I use several types of Stillpoints most of my equipment. My new DAC does not sound good (hard or unfocused) with Stillpoints, cones or vibrapod type footers. It was designed with vibration in mind. My amps, 2 pre-amps/phono preamp, analog speed controller and digital transport were not as well (or at all) vibration designed and need Stillpoints. The shelving is 1 1/4" HDF on solid rubber isolation pods on steel ball bearing/sand filled welded steel stands (made for audio) on spikes into the above 12" concrete. I experimented with at least 10 different companies footers and more types of products and stuck with Stillpoints. The Townsend sink is 100% necessary for my VPI TNT VI which has bad isolation/vibration lack of control.
@rixthetrick

What thickness steel plate are you using? Do you place the Samlley between the plate and the speaker or between plate and floor? Which model Smalley springs are you using? For your floor standers? And for your other equipment?
Thanks for sharing. I'm very intrigued buy that solution. I think it can fit my budget nicely.

Hello rixthetrick,

Nice post as it describes spring function, zero stiffness and how they relate to isolation theorems and functionality.

We have experimented with springs and isolation techniques for several years.

Our take on the use of a steel plate foundation is the material and mass has natural damping factors that relate well to the mechanical grounding element of the steel springs taking more energy from the springs to floor-ground and at a faster rate of speed. This establishes a resonance conductive mechanical pathway that allows for a greater level of energy dissipation. In our experiments we used steel, brass and copper alloys at a 5/16” thickness. There was a noticeable improvement in sound going from steel to brass.

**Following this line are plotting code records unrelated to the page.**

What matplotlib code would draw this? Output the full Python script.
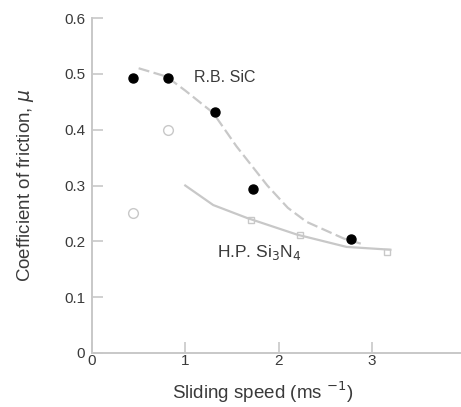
import matplotlib
matplotlib.use("Agg")
import matplotlib.pyplot as plt

# Data
sic_x = [0.44, 0.81, 1.32, 1.73, 2.78]
sic_y = [0.493, 0.493, 0.432, 0.294, 0.205]
open_circ_x = [0.44, 0.81]
open_circ_y = [0.25, 0.40]
sq_x = [1.71, 2.23, 3.16]
sq_y = [0.238, 0.211, 0.181]
sic_curve_x = [0.5, 0.8, 1.0, 1.3, 1.55, 1.88, 2.1, 2.3, 2.7, 2.9]
sic_curve_y = [0.51, 0.495, 0.47, 0.43, 0.37, 0.30, 0.26, 0.235, 0.205, 0.195]
sin_curve_x = [1.0, 1.3, 1.66, 2.2, 2.73, 3.2]
sin_curve_y = [0.30, 0.265, 0.242, 0.212, 0.19, 0.185]
xticks = [0, 1, 2, 3, 4]
yticks = [0, 0.1, 0.2, 0.3, 0.4, 0.5, 0.6]
ytick_labels = ["0", "0.1", "0.2", "0.3", "0.4", "0.5", "0.6"]

plt.rcParams['font.family'] = ['Liberation Sans', 'DejaVu Sans']
fig = plt.figure(figsize=(4.61, 4.07), dpi=100)
ax = fig.add_axes([92/461, 54/407, 373/461, 335/407])

grey = '#c8c8c8'
txt = '#3a3a3a'
ax.plot(sic_curve_x, sic_curve_y, color=grey, lw=1.6, ls=(0, (5, 2)))
ax.plot(sin_curve_x, sin_curve_y, color=grey, lw=1.6)
ax.plot(open_circ_x, open_circ_y, 'o', mfc='none', mec=grey, ms=7, mew=1.0)
ax.plot(sq_x, sq_y, 's', mfc='none', mec=grey, ms=5, mew=1.0)
ax.plot(sic_x, sic_y, 'o', color='black', ms=6.5)

ax.set_xlim(0, 4)
ax.set_ylim(0, 0.6)
ax.set_xticks(xticks)
ax.set_yticks(yticks)
ax.set_yticklabels(ytick_labels)
for s in ['top', 'right']:
    ax.spines[s].set_visible(False)
for s in ['left', 'bottom']:
    ax.spines[s].set_color(grey)
    ax.spines[s].set_linewidth(1.4)
ax.tick_params(direction='in', length=8, color=grey, width=1.2, labelsize=11, labelcolor=txt)
ax.tick_params(axis='y', pad=5)
ax.tick_params(axis='x', pad=1)

ax.text(1.09, 0.493, "R.B. SiC", fontsize=11.5, color=txt, va='center', ha='left')
ax.text(1.34, 0.18, "H.P. Si$_3$N$_4$", fontsize=12.5, color=txt, va='center', ha='left')
ax.set_xlabel("Sliding speed (ms $^{-1}$)", fontsize=13.5, color=txt)
ax.set_ylabel("Coefficient of friction, $\\mu$", fontsize=13.5, color=txt)
ax.xaxis.set_label_coords(171/373, -0.08)
ax.yaxis.set_label_coords(-0.15, 0.5)

fig.savefig("out.png", dpi=100)
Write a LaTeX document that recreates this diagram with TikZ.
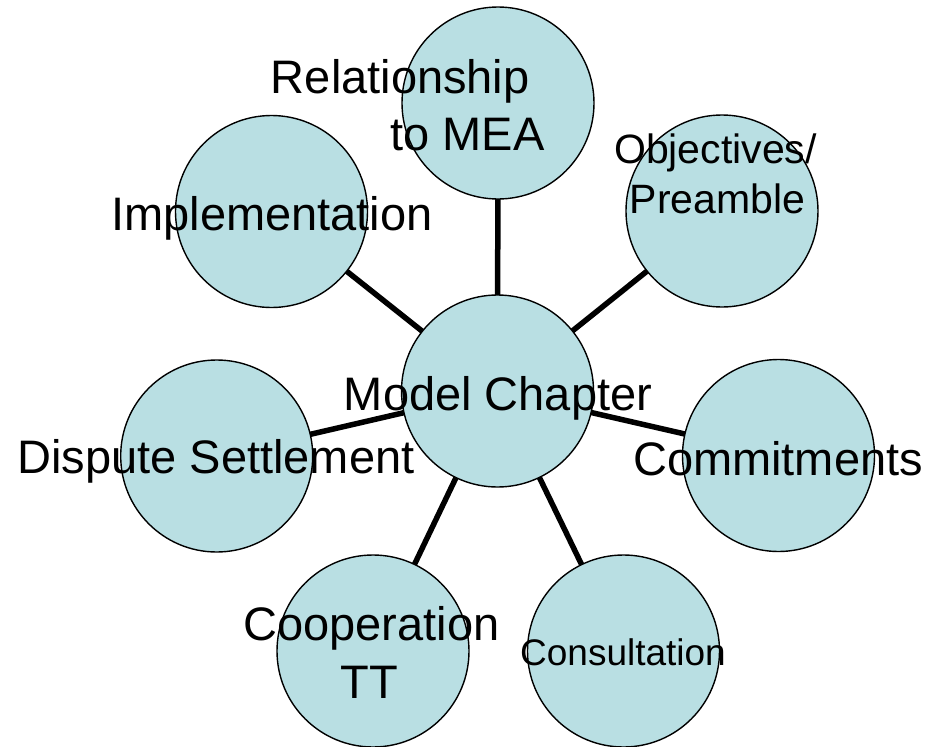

When we moved to copper, being the harder material with lesser damping factors we had to use a different spring geometry to improve performance over the steel and brass. I would enjoy hearing your findings should you ever decide to test these materials on your model.

The springs worked but due to springs having weight restraints the company decided to discontinue the research. We also noticed within our models that timing artifacts (shortened decays, depth of field and imaging issues) possibly created by speaker chassis movement limited the sonic in comparison to lesser movement by resting the speaker on a rigid direct coupled structure. Please keep in mind that our products are designed to vibrate so there is an infinitesimal movement within these systems as well.

Our focus is on resonance reduction in components, on electronic parts and loudspeaker surfaces providing resonance and noise a conductive pathway to rapidly exit the chassis per the laws of Coulomb friction and damping. The isolation techniques we are familiar with retain most of the resonance inside the chassis and are more focused on outside disruptions.

The sonic results between the two philosophies are quite different as they should because the theorems, applications of technology and product designs are opposites.

The best example of proof relating to electromechanical noise and signal blockage due to resonance build up is taking any version of active iso-tables regardless of price that are used in supporting electron microscopes and placing any of our platforms beneath them. The sonic results from any audio component residing on the isolation device will audibly improve hence providing some supporting evidence where electricity powering the iso-table becomes the noise generator affecting the signal.

Disclaimer: Our participation here is not to challenge, disprove or say this sounds better than that, as public opinion and Industry reviewers steer those ships. Once we realized that resonance formed by vibrations is the primary culprit involving signal clarity, the choice made was to work on taking the source of the noise (resonance) out and away from the instrument (Resonance Energy Transfer) in comparison to focusing on the worldly inaudible and sometimes audible disruptions getting into the instrument (Isolation). Both technical approaches have merit.